On August 1, Scientific Games said it would acquire all of the outstanding shares of slot machine specialist Bally Technologies Inc for US$83.30 per share in cash, for a total transaction value of approximately US$5.1 billion, including net debt of approximately US$1.8 billion. The acquisition would be financed with debt and cash on hand, it said.
Leveraging issue
Analyst Christopher Jones of Telsey Advisory Group in New York said in a note on August 1 regarding that deal: “Pro forma leverage should be the primary concern with ambitious synergy estimates amidst challenging operating environment.”
He added: “We estimate the pro forma company will be 8.3 times leveraged and 6.3 times after an estimated US$220 million of cost synergies and US$100 million of unrealised cost synergies remaining from the prior WMS and SHFL acquisitions.” Mr Jones was referring to Scientific Games’ absorption of Chicago-based slot machine maker WMS Industries Inc in a US$1.5 billion leveraged deal announced in March 2013; and indirectly of SHFL entertainment Inc, which Bally Technologies announced in November 2013 it had acquired in a US$1.3 billion leveraged transaction.
Fitch said in its latest note: “Scientific Games defended the synergies by providing examples, including needing R&D [research and development] for only one operating system, using the same licence across multiple platforms and consolidating the content library.”
David Baazov (pictured second right), CEO of Canada-based Amaya Gaming Group Inc, said during G2E that he saw the current round of mergers driven primarily by the state of the capital markets.
He stated: “There’s been a period of time when the lending rates became so low and everybody was sitting on so much capital – and in the U.S. there was a lot of tapering in terms of the bond markets etc – [so] it created these possibilities.”
Amaya in June announced it was acquiring privately held Oldford Group Ltd, ultimate parent of the online poker brands PokerStars and Full Tilt Poker, for US$4.9 billion.
Below forecast
Mr Odell of Aristocrat had said during G2E that consolidation in the slot machine segment was driven in part by casino operators responding to the global financial crisis of 2008 and the subsequent recovery period by ordering fewer new machines.
He said replacement orders for machines in the U.S. market were “50 percent lower” in 2013-14 than had been forecast by the industry three years earlier.

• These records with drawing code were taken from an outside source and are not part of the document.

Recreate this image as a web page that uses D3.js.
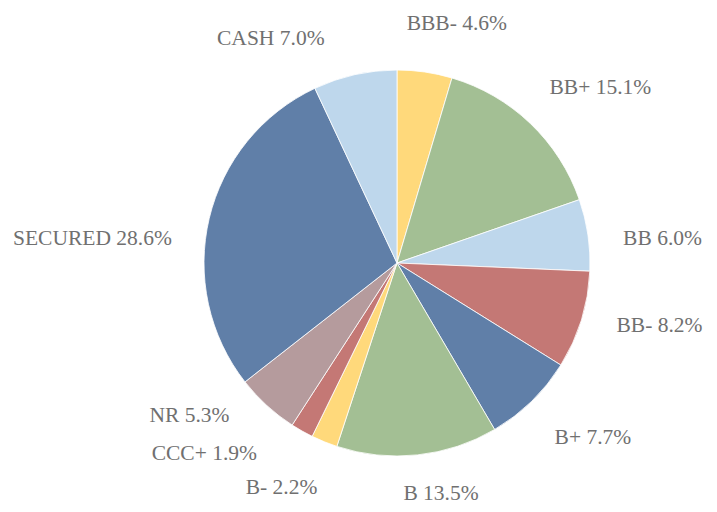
<!DOCTYPE html>
<html>
<head>
<meta charset="utf-8">
<script src="https://cdn.jsdelivr.net/npm/d3@7"></script>
<style>
  html, body { margin: 0; padding: 0; background: #fff; }
  svg { display: block; }
</style>
</head>
<body>
<div id="chart"></div>
<script>
// Data for the pie
const categories = ["BBB-", "BB+", "BB", "BB-", "B+", "B", "B-", "CCC+", "NR", "SECURED", "CASH"];
const values = [4.6, 15.1, 6.0, 8.2, 7.7, 13.5, 2.2, 1.9, 5.3, 28.6, 7.0];
const colors = ["#FFD97B", "#A3BF94", "#BED7EC", "#C47875", "#607FA8", "#A3BF94",
                "#FFD97B", "#C47875", "#B59B9D", "#607FA8", "#BED7EC"];

// Label nudges away from the radial point (layout only)
const labelNudge = [[26, -7], [41, -6], [33, 9], [38, -7], [32, 6], [19, -4],
                    [-27, 6], [-77, -15], [-49, -21], [-76, 29], [-75, 4]];

const width = 717, height = 512;
const cx = 397, cy = 263, radius = 193;

const svg = d3.select("#chart")
    .append("svg")
    .attr("width", width)
    .attr("height", height);

const g = svg.append("g")
    .attr("transform", `translate(${cx},${cy})`);

const pie = d3.pie().sort(null).value(d => d.value);
const arc = d3.arc().innerRadius(0).outerRadius(radius);
const labelArc = d3.arc().innerRadius(235).outerRadius(235);

const data = categories.map((c, i) => ({ name: c, value: values[i], color: colors[i] }));
const arcs = pie(data);

g.selectAll(".slice")
    .data(arcs)
    .enter()
    .append("path")
    .attr("class", "slice")
    .attr("d", arc)
    .attr("fill", d => d.data.color)
    .attr("stroke", "#fff")
    .attr("stroke-width", 0.8);

g.selectAll(".label")
    .data(arcs)
    .enter()
    .append("text")
    .attr("class", "label")
    .attr("x", (d, i) => labelArc.centroid(d)[0] + labelNudge[i][0])
    .attr("y", (d, i) => labelArc.centroid(d)[1] + labelNudge[i][1])
    .attr("text-anchor", "middle")
    .attr("dominant-baseline", "central")
    .attr("font-family", "'Palatino Linotype', Palatino, 'Book Antiqua', 'Liberation Serif', serif")
    .attr("font-size", "21.5px")
    .attr("fill", "#707070")
    .text(d => `${d.data.name} ${d.data.value.toFixed(1)}%`);
</script>
</body>
</html>
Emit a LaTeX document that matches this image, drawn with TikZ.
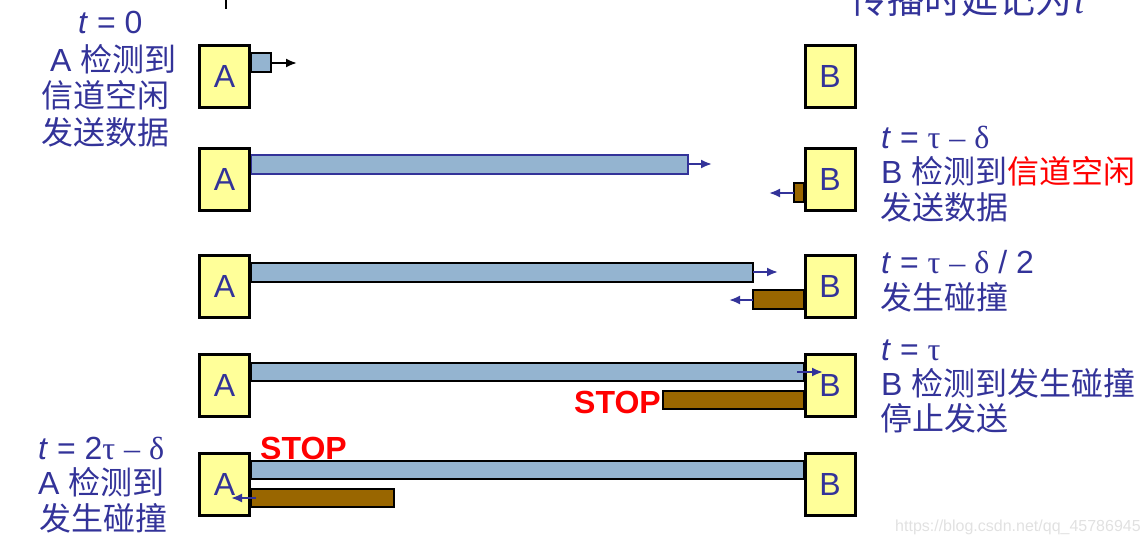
\documentclass[tikz,border=0pt]{standalone}
\usepackage{fontspec}
\setmainfont{Liberation Sans}
\newfontfamily\cjk{Noto Sans CJK SC}
\newfontfamily\grk{Liberation Serif}
\usetikzlibrary{arrows.meta}
\definecolor{ink}{RGB}{51,51,153}
\definecolor{boxfill}{RGB}{255,255,153}
\definecolor{barblue}{RGB}{148,180,208}
\definecolor{barbrown}{RGB}{153,102,0}
\definecolor{mark}{RGB}{225,225,225}
% Greek symbols and dash in a serif face
\newcommand\gtau{{\grk τ}}
\newcommand\gdel{{\grk δ}}
\newcommand\gdash{{\grk –}}
\begin{document}
\begin{tikzpicture}[x=1pt,y=-1pt,
  station/.style={draw=black,line width=3pt,fill=boxfill,minimum width=50pt,
    minimum height=62pt,inner sep=0pt,text=ink,font=\fontsize{32}{38}\selectfont},
  bluebar/.style={draw=black,line width=2.5pt,fill=barblue},
  brownbar/.style={draw=black,line width=2.5pt,fill=barbrown},
  sig/.style={draw=ink,line width=2pt,-{Latex[length=11pt,width=9pt]}},
  lbl/.style={anchor=base west,inner sep=0pt,text=ink,font=\fontsize{32}{38}\selectfont},
  stopword/.style={anchor=base west,inner sep=0pt,text=red,font=\fontsize{32}{36}\bfseries\selectfont}]
\clip (0,0) rectangle (1148,544);

% title at the top edge
\draw[black,line width=2pt] (226,0) -- (226,9);
\node[anchor=base west,inner sep=0pt,text=ink,font=\fontsize{37}{42}\selectfont] (title) at (850,13)
  {{\cjk 传播时延记为}{\grk\itshape τ}};

% ---- bars (signals on the bus) ----
% row 1
\draw[bluebar] (251,53) rectangle (271,72);
% row 2
\draw[bluebar,draw=ink] (251,155) rectangle (688,174);
\draw[brownbar] (794,183) rectangle (804,202);
% row 3
\draw[bluebar] (251,263) rectangle (753,282);
\draw[brownbar] (753,290) rectangle (804,309);
% row 4
\draw[bluebar] (251,363) rectangle (804,381);
\draw[brownbar] (663,391) rectangle (804,409);
% row 5
\draw[bluebar] (251,461) rectangle (804,479);
\draw[brownbar] (251,489) rectangle (394,507);

% ---- stations ----
\node[station] (A1) at (224.5,76.5) {A};
\node[station] (B1) at (830,76.5) {B};
\node[station] (A2) at (224.5,179.5) {A};
\node[station] (B2) at (830,179.5) {B};
\node[station] (A3) at (224.5,286.5) {A};
\node[station] (B3) at (830,286.5) {B};
\node[station] (A4) at (224.5,385.5) {A};
\node[station] (B4) at (830,385.5) {B};
\node[station] (A5) at (224.5,484) {A};
\node[station] (B5) at (830,484) {B};

% ---- propagation arrows ----
\coordinate (p1s) at (271,63);  \coordinate (p1e) at (297,63);
\coordinate (p2s) at (688,164); \coordinate (p2e) at (712,164);
\coordinate (q2s) at (794,193); \coordinate (q2e) at (769,193);
\coordinate (p3s) at (753,272); \coordinate (p3e) at (778,272);
\coordinate (q3s) at (753,300); \coordinate (q3e) at (729,300);
\coordinate (p4s) at (797,372); \coordinate (p4e) at (823,372);
\coordinate (q5s) at (256,498); \coordinate (q5e) at (231,498);
\draw[sig,draw=black] (p1s) -- (p1e);
\draw[sig] (p2s) -- (p2e);
\draw[sig] (q2s) -- (q2e);
\draw[sig] (p3s) -- (p3e);
\draw[sig] (q3s) -- (q3e);
\draw[sig] (p4s) -- (p4e);
\draw[sig] (q5s) -- (q5e);

% ---- STOP marks ----
\node[stopword] (stop4) at (574,413) {STOP};
\node[stopword] (stop5) at (260,459) {STOP};

% ---- left notes ----
\node[lbl] (l1a) at (78,33) {\textit{t} = 0};
\node[lbl] (l1b) at (50,71) {A {\cjk 检测到}};
\node[lbl] (l1c) at (41,107) {{\cjk 信道空闲}};
\node[lbl] (l1d) at (41,144) {{\cjk 发送数据}};

\node[lbl] (l5a) at (38,459) {\textit{t} = 2\gtau\ \gdash\ \gdel};
\node[lbl] (l5b) at (38,494) {A {\cjk 检测到}};
\node[lbl] (l5c) at (39,530) {{\cjk 发生碰撞}};

% ---- right notes ----
\node[lbl] (r2a) at (881,148) {\textit{t} = \gtau\ \gdash\ \gdel};
\node[lbl] (r2b) at (881,183) {B {\cjk 检测到}{\cjk\color{red}信道空闲}};
\node[lbl] (r2c) at (880,219) {{\cjk 发送数据}};

\node[lbl] (r3a) at (881,273) {\textit{t} = \gtau\ \gdash\ \gdel\ / 2};
\node[lbl] (r3b) at (880,309) {{\cjk 发生碰撞}};

\node[lbl] (r4a) at (881,360) {\textit{t} = \gtau};
\node[lbl] (r4b) at (881,395) {B {\cjk 检测到发生碰撞}};
\node[lbl] (r4c) at (880,430) {{\cjk 停止发送}};

% ---- watermark ----
\node[anchor=base west,inner sep=0pt,text=mark,font=\fontsize{16}{18}\selectfont] (wm) at (895,531)
  {https://blog.csdn.net/qq\_45786945};
\end{tikzpicture}
\end{document}
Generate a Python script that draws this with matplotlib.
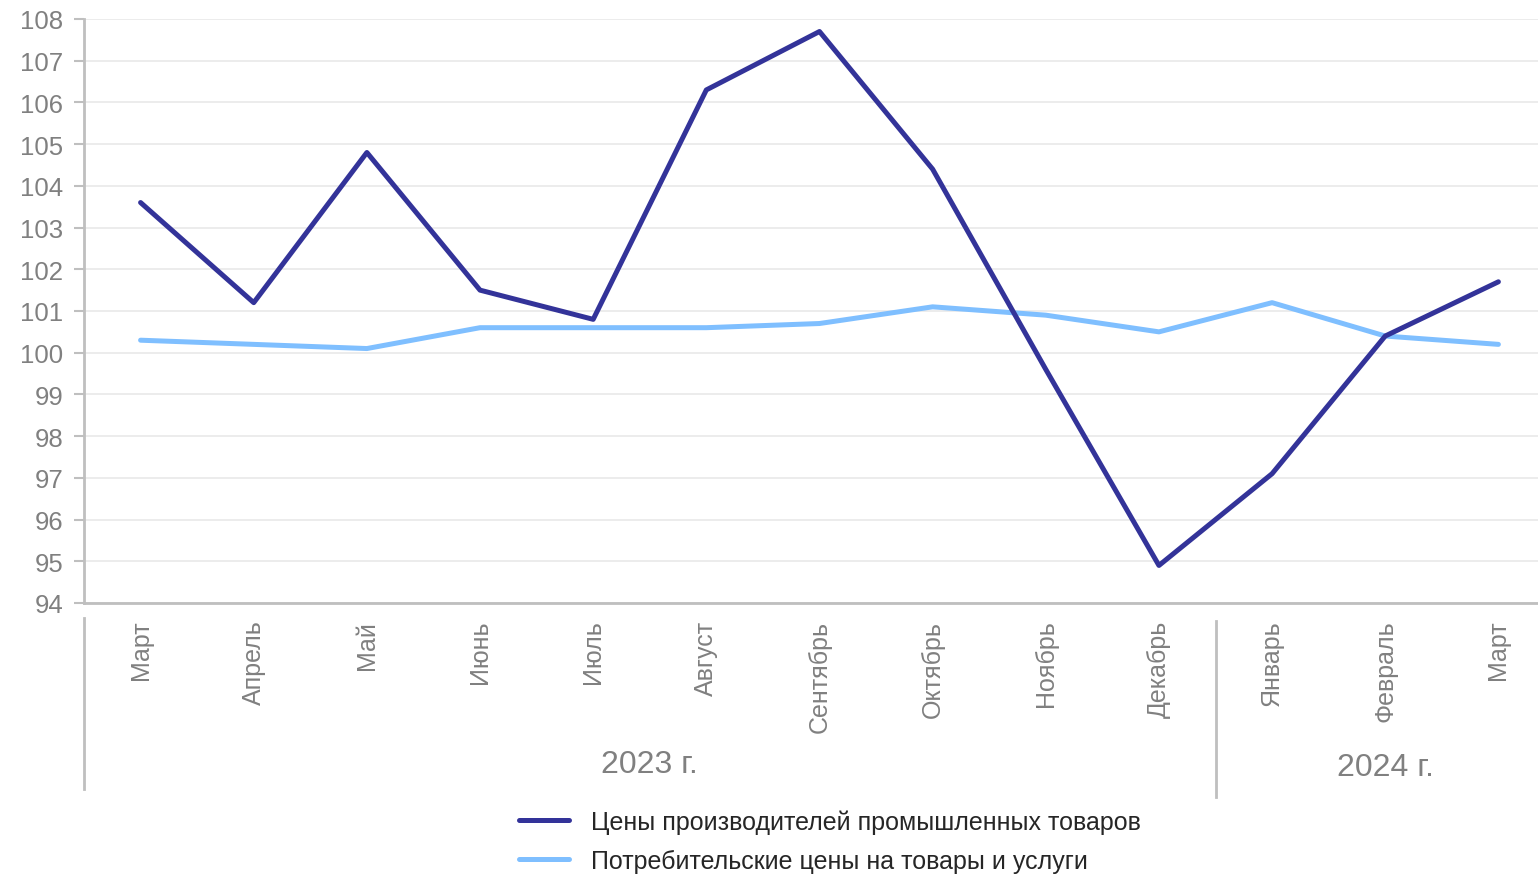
import matplotlib.pyplot as plt
import matplotlib.transforms as mtransforms

plt.rcParams['font.family'] = ['Liberation Sans', 'DejaVu Sans']

# Месяцы (март 2023 - март 2024)
months = ["Март", "Апрель", "Май", "Июнь", "Июль", "Август", "Сентябрь",
          "Октябрь", "Ноябрь", "Декабрь", "Январь", "Февраль", "Март"]
years = ["2023 г.", "2024 г."]
year_spans = [(-0.5, 9.5), (9.5, 12.5)]

# Индексы цен, % к предыдущему месяцу
producer = [103.6, 101.2, 104.8, 101.5, 100.8, 106.3, 107.7,
            104.4, 99.6, 94.9, 97.1, 100.4, 101.7]
consumer = [100.3, 100.2, 100.1, 100.6, 100.6, 100.6, 100.7,
            101.1, 100.9, 100.5, 101.2, 100.4, 100.2]

label_prod = "Цены производителей промышленных товаров"
label_cons = "Потребительские цены на товары и услуги"

grey = "#808080"
spine = "#bfbfbf"

fig = plt.figure(figsize=(15.38, 8.79), dpi=100)
ax = fig.add_axes([84 / 1538, 1 - 604 / 879, 1 - 84 / 1538, 584 / 879])

x = list(range(len(months)))
ax.plot(x, consumer, color="#7fbfff", lw=3.6, solid_capstyle="round",
        label=label_cons, zorder=3)
ax.plot(x, producer, color="#333399", lw=3.6, solid_capstyle="round",
        label=label_prod, zorder=4)

ax.set_xlim(-0.5, 12.35)
ax.set_ylim(94, 108)
ax.set_yticks(range(94, 109))
ax.grid(axis="y", color="#e9e9e9", lw=1.2)
ax.set_axisbelow(True)

for s in ["top", "right"]:
    ax.spines[s].set_visible(False)
for s in ["left", "bottom"]:
    ax.spines[s].set_color(spine)
    ax.spines[s].set_linewidth(2)

ax.tick_params(axis="y", colors=spine, length=7, width=1.5, labelsize=18.5,
               labelcolor=grey, pad=8)
ax.set_xticks(x)
ax.set_xticklabels(months, rotation=90, fontsize=18, color=grey, va="top")
ax.tick_params(axis="x", length=0, pad=12)

# Группировка по годам под осью
trans = mtransforms.blended_transform_factory(ax.transData, ax.transAxes)
ax.plot([-0.5, -0.5], [-0.025, -0.318], color=spine, lw=2,
        transform=trans, clip_on=False)
ax.plot([9.5, 9.5], [-0.03, -0.332], color=spine, lw=2,
        transform=trans, clip_on=False)
for (a, b), yl, yy in zip(year_spans, years, [-0.276, -0.281]):
    ax.text((a + b) / 2, yy, yl, transform=trans, ha="center", va="center",
            fontsize=23, color=grey)

handles, labels = ax.get_legend_handles_labels()
leg = fig.legend(handles[::-1], labels[::-1], loc="center left",
                 bbox_to_anchor=(496 / 1538, 1 - 842 / 879), frameon=False,
                 fontsize=18, handlelength=2.0, handletextpad=0.9,
                 labelspacing=0.6)
for t in leg.get_texts():
    t.set_color("#262626")

fig.savefig("out.png", dpi=100)
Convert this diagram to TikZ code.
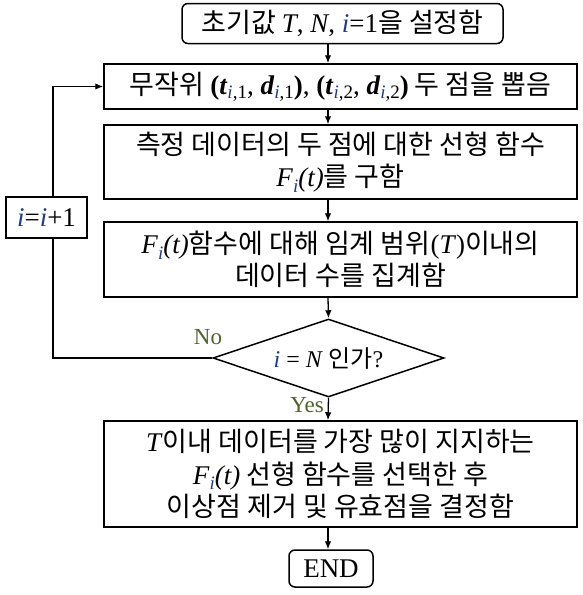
\documentclass[tikz,border=0pt]{standalone}
\usepackage{fontspec}
\setmainfont{Liberation Serif}
\newfontfamily\kr{Noto Sans CJK KR}
\usetikzlibrary{shapes.geometric,arrows.meta}

\definecolor{iblue}{HTML}{1F3A8A}
\definecolor{labgreen}{HTML}{4F6228}

% latin and math-like pieces set in the serif
\newcommand\tm[1]{{\rmfamily #1}}
\newcommand\vi{\textcolor{iblue}{\textit{i}}}
\newcommand\sbs[1]{\raisebox{-0.3ex}{\fontsize{19}{19}\selectfont #1}}
\newcommand\Fi{\tm{\textit{F}\raisebox{-0.45ex}{\fontsize{19}{19}\selectfont\vi}\textit{(t)}}}

\tikzset{
  stepbox/.style={draw, line width=1.5pt, minimum width=473pt, inner sep=0pt,
    align=center, font=\kr\fontsize{27}{32.5}\selectfont},
  endbox/.style={stepbox, rounded corners=6pt},
  flow/.style={line width=1.3pt, -{Latex[length=8pt,width=6.5pt]}},
  branch/.style={font=\rmfamily\fontsize{23}{23}\selectfont, text=labgreen}
}

\begin{document}
\begin{tikzpicture}[x=1pt,y=-1pt]
\useasboundingbox (0,0) rectangle (582,595);
\coordinate (spine) at (328,0);
\coordinate (loopx) at (53,0);

\node[endbox, minimum width=321pt, minimum height=40pt] (init) at (342.5,23.5)
  {초기값 \tm{\textit{T}, \textit{N}, \vi=1}을 설정함};
\node[stepbox, minimum height=45pt] (pick) at (340.5,86.5)
  {무작위 \tm{\textbf{(\textit{t}}\sbs{\vi,1}, \textbf{\textit{d}}\sbs{\vi,1}\textbf{)}, \textbf{(\textit{t}}\sbs{\vi,2}, \textbf{\textit{d}}\sbs{\vi,2}\textbf{)}} 두 점을 뽑음};
\node[stepbox, minimum height=74pt] (line) at (340.5,162)
  {측정 데이터의 두 점에 대한 선형 함수\\ \Fi 를 구함};
\node[stepbox, minimum height=75pt] (count) at (340.5,259.5)
  {\Fi 함수에 대해 임계 범위\tm{(\textit{T})}이내의\\ 데이터 수를 집계함};
\node[draw, diamond, aspect=3, line width=1.5pt, inner sep=0pt,
  minimum width=231pt, minimum height=78pt,
  font=\kr\fontsize{24}{28}\selectfont] (test) at (328.5,358)
  {\tm{\vi{} = \textit{N}} 인가\tm{?}};
\node[stepbox, minimum height=106pt] (pickbest) at (340.5,474)
  {\tm{\textit{T}}이내 데이터를 가장 많이 지지하는\\ \Fi{} 선형 함수를 선택한 후\\ 이상점 제거 및 유효점을 결정함};
\node[endbox, minimum width=84pt, minimum height=37pt] (end) at (331,568.5)
  {\tm{END}};
\node[stepbox, minimum width=81pt, minimum height=41pt] (incr) at (46.5,217.5)
  {\tm{\vi=\vi+1}};

\draw[flow] (init.south -| spine) -- (pick.north -| spine);
\draw[flow] (pick.south -| spine) -- (line.north -| spine);
\draw[flow] (line.south -| spine) -- (count.north -| spine);
\draw[flow] (count.south -| spine) -- (test.north);
\draw[flow] (test.south) -- (pickbest.north -| spine);
\draw[flow] (pickbest.south -| spine) -- (end.north -| spine);

% loop back
\draw[line width=1.3pt] (test.west) -| (incr.south -| loopx);
\draw[flow] (incr.north -| loopx) |- (pick.west);

\node[branch] (no) at (208,337) {No};
\node[branch] (yes) at (307,405) {Yes};
\end{tikzpicture}
\end{document}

Nonetheless the equity prices of some of the target companies have clearly benefited from the courtship process, creating challenges regarding the current share prices of target firms versus their potential earning power.
Bally Technologies’ share price closed at US$60.17 on July 31, the day before the announcement of Scientific Games’ intended acquisition, according to data from Nasdaq.
The next day the price jumped 29 percent to close at US$77.70. It was thereafter supported by the prospect of Scientific Games offering a significant premium to Bally Technologies stockholders to entice them to accept the deal.
When judged by market capitalisation Bally Technologies, is currently and historically speaking, a much bigger company than Scientific Games. Bally Tech had a market capitalisation of US$3.08 billion at the close of business in New York on Thursday. Scientific Games’ market capitalisation that day was just under US$784.7 million – nearly four times smaller.
Fitch said in its latest note: “[Casino] Operators seemed somewhat agnostic on the consolidation, with one saying they will continue to invest in games only to extent they produce the necessary return on investment (ROI), which will keep the suppliers in check.”
The credit rating firm added: [U.S. casino operator] Boyd Gaming Corp did express concern that there could be a decline in total R&D spending and competition among suppliers to innovate, which could be detrimental to the overall industry.”
But Patti Hart (pictured third right), CEO of International Game Technology (IGT) – a company soon to be acquired – said during G2E that the technology suppliers were currently absorbing investment risk on behalf of the whole casino industry in terms of R&D for new games.
“We are the only industry you can think of that spends all of our R&D dollars before the customer can experience our game [product]. And so the risk profile of that is pretty high,” said Ms Hart.
IGT on July 15 said it was being acquired by Italy-based lottery specialist GTech SpA for US$6.4 billion, comprised of US$4.7 billion in cash and stock, and the assumption of US$1.7 billion of IGT net debt.